THE fact that the new non-executive co-chairman of News Corp is the current chairman’s son has nothing to do with his appointment, as the Dirty Digger made clear in his email announcing the move to UK staff.
“I have no doubt that Lachlan’s strategic sense and his passion for media and for knowledge will greatly assist Robert [Thomson] and me as we lead the company over the coming decade,” wrote a proud dad. “Please join me in congratulating Lachlan, who will make a great contribution in ensuring the new News is an even more successful force for good.”
It was Lachlan’s “strategic sense” that led the company to invest around £200m in Australian telecoms firm One Tel from 1999 until its collapse in 2001. His “passion for media” was also on display when he was in charge of another News Corp acquisition down under, Network Ten, which has struggled in the Australian TV market.
‘Fucked the company’
Still, he can’t be any worse than his brother.

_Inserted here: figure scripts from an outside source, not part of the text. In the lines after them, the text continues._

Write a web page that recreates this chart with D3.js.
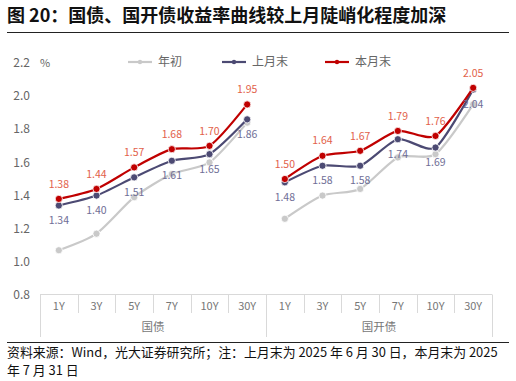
<!DOCTYPE html>
<html><head><meta charset="utf-8">
<script src="https://cdn.jsdelivr.net/npm/d3@7/dist/d3.min.js"></script>
<style>body{margin:0;background:#fff;}svg{display:block;font-family:"Noto Sans CJK SC","Noto Sans",sans-serif;}</style>
</head><body><div id="c"></div>
<script>
const groups = ["国债", "国开债"];
const tenors = ["1Y", "3Y", "5Y", "7Y", "10Y", "30Y"];
const seriesNames = ["年初", "上月末", "本月末"];
const yearStart = [[1.07, 1.17, 1.39, 1.53, 1.60, 1.84], [1.26, 1.40, 1.44, 1.63, 1.65, 1.95]];
const lastMonth = [[1.34, 1.40, 1.51, 1.61, 1.65, 1.86], [1.48, 1.58, 1.58, 1.74, 1.69, 2.04]];
const thisMonth = [[1.38, 1.44, 1.57, 1.68, 1.70, 1.95], [1.50, 1.64, 1.67, 1.79, 1.76, 2.05]];
const yTicks = [0.8, 1.0, 1.2, 1.4, 1.6, 1.8, 2.0, 2.2];

const W = 516, H = 381;
const svg = d3.select("#c").append("svg").attr("width", W).attr("height", H);

// title
svg.append("text").attr("x", 7).attr("y", 22).attr("font-size", 18).attr("font-weight", "bold")
  .attr("fill", "#111").text("图 20：国债、国开债收益率曲线较上月陡峭化程度加深");
svg.append("line").attr("x1", 7).attr("x2", 509).attr("y1", 32.5).attr("y2", 32.5).attr("stroke", "#222").attr("stroke-width", 1);

const x0 = 40, x1 = 492;
const keys = [];
groups.forEach((g, gi) => tenors.forEach((t, ti) => keys.push(gi + "-" + ti)));
const x = d3.scaleBand().domain(keys).range([x0, x1]);
const y = d3.scaleLinear().domain([0.8, 2.2]).range([295, 63]);

// y axis labels
svg.append("g").selectAll("text").data(yTicks).join("text")
  .attr("x", 30).attr("y", d => y(d)).attr("dy", "0.35em").attr("text-anchor", "end")
  .attr("font-size", 12).attr("fill", "#666").text(d => d.toFixed(1));
svg.append("text").attr("x", 40).attr("y", y(2.2)).attr("dy", "0.35em").attr("font-size", 11).attr("fill", "#666").text("%");

// x axis
const axisY = 294.5;
svg.append("line").attr("x1", x0).attr("x2", x1).attr("y1", axisY).attr("y2", axisY).attr("stroke", "#d9d9d9");
const bounds = keys.map(k => x(k)).concat([x1]);
svg.append("g").selectAll("line").data(bounds).join("line")
  .attr("x1", d => Math.round(d) + 0.5).attr("x2", d => Math.round(d) + 0.5)
  .attr("y1", axisY).attr("y2", (d, i) => (i % 6 === 0) ? 337 : 313)
  .attr("stroke", "#d9d9d9");
svg.append("g").selectAll("text").data(keys).join("text")
  .attr("x", d => x(d) + x.bandwidth() / 2).attr("y", 306).attr("dy", "0.35em")
  .attr("text-anchor", "middle").attr("font-size", 11).attr("fill", "#777")
  .text(d => tenors[+d.split("-")[1]]);
svg.append("g").selectAll("text").data(groups).join("text")
  .attr("x", (d, i) => (x(i + "-0") + x(i + "-5") + x.bandwidth()) / 2).attr("y", 327).attr("dy", "0.35em")
  .attr("text-anchor", "middle").attr("font-size", 11.5).attr("fill", "#777").text(d => d);

// series
const series = [
  {name: seriesNames[0], data: yearStart, color: "#c9c9c9", labelColor: null},
  {name: seriesNames[1], data: lastMonth, color: "#4c4a73", labelColor: "#6f6e96", below: true},
  {name: seriesNames[2], data: thisMonth, color: "#c00000", labelColor: "#e2614a", below: false}
];
const line = d3.line().curve(d3.curveCardinal.tension(0.3)).x(d => d[0]).y(d => d[1]);
series.forEach(s => {
  s.data.forEach((vals, gi) => {
    const pts = vals.map((v, ti) => [x(gi + "-" + ti) + x.bandwidth() / 2, y(v)]);
    svg.append("path").attr("d", line(pts)).attr("fill", "none").attr("stroke", s.color).attr("stroke-width", 2.2);
    svg.append("g").selectAll("circle").data(pts).join("circle")
      .attr("cx", d => d[0]).attr("cy", d => d[1]).attr("r", 3.6).attr("fill", s.color)
      .attr("stroke", "#fff").attr("stroke-width", 0.8);
  });
});
series.forEach(s => {
  if (!s.labelColor) return;
  s.data.forEach((vals, gi) => {
    svg.append("g").selectAll("text").data(vals).join("text")
      .attr("x", (d, ti) => x(gi + "-" + ti) + x.bandwidth() / 2)
      .attr("y", d => y(d) + (s.below ? 15 : -15)).attr("dy", "0.35em")
      .attr("text-anchor", "middle").attr("font-size", 10.5).attr("fill", s.labelColor)
      .text(d => d.toFixed(2));
  });
});

// legend
const legX = [128, 222, 325];
series.forEach((s, i) => {
  const g = svg.append("g").attr("transform", `translate(${legX[i]},62)`);
  g.append("line").attr("x1", 0).attr("x2", 24).attr("stroke", s.color).attr("stroke-width", 2.2);
  g.append("circle").attr("cx", 12).attr("r", 2.2).attr("fill", s.color);
  g.append("text").attr("x", 30).attr("dy", "0.35em").attr("font-size", 12).attr("fill", "#666").text(s.name);
});

// footer
svg.append("line").attr("x1", 7).attr("x2", 509).attr("y1", 342.5).attr("y2", 342.5).attr("stroke", "#222");
svg.append("text").attr("x", 7).attr("y", 357).attr("font-size", 12.9).attr("fill", "#111")
  .text("资料来源：Wind，光大证券研究所；注：上月末为 2025 年 6 月 30 日，本月末为 2025");
svg.append("text").attr("x", 7).attr("y", 375).attr("font-size", 12.9).attr("fill", "#111")
  .text("年 7 月 31 日");
</script></body></html>
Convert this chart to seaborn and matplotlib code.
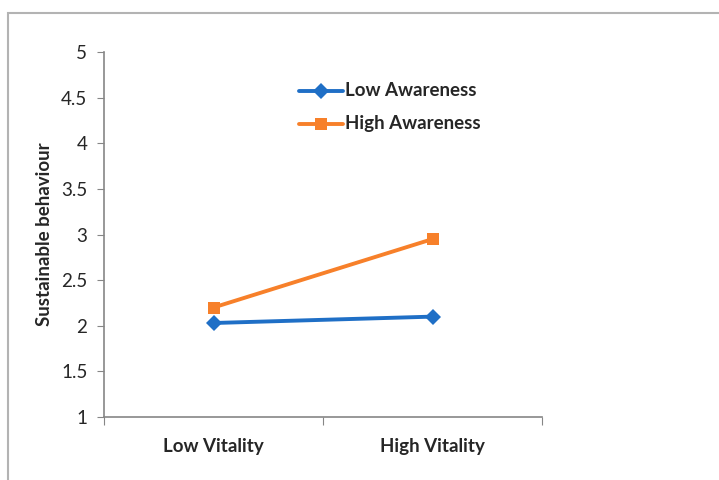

Even his own sister Elisabeth thought James Murdoch’s handling of the phone-hacking scandal while CEO of News International had “fucked the company”.
The Sun meanwhile was hot on the trail of nepotism last week – but not the obvious example on its own doorstep. “Labour jobs for the boys,” screamed the headline over an article on 25 March by political editor Tom Newton-Dunn, attacking the offspring of Messrs Kinnock, Straw, Blair and Prescott. A day later, Lachlan’s appointment failed to garner a similar reaction.
Over at the Daily Mail, meanwhile, City editor Alex Brummer commented kindly on Lachlan’s business talents. But he seemed less keen to tackle the question of what say shareholders might have had in the appointment.
‘Genius will tumble down the generations’
“There is a long tradition in the US of media dynasties, the Ochs and Sulzbergers at the New York Times, keeping control in the family,” he wrote. “Rupert Murdoch clearly is hoping that his genius will tumble down the generations irrespective of what minority investors might think.”
The normally outspoken Brummer might have been expected to have had a much more ferocious swipe at an archaic voting structure that allows son to follow father into the top job, regardless of qualification or shareholder opinion. But there is another company that has the same structure: the Daily Mail General Trust, where tradition dictates that Rothermere son always follows Rothermere father – thus allowing genius to tumble down the generations!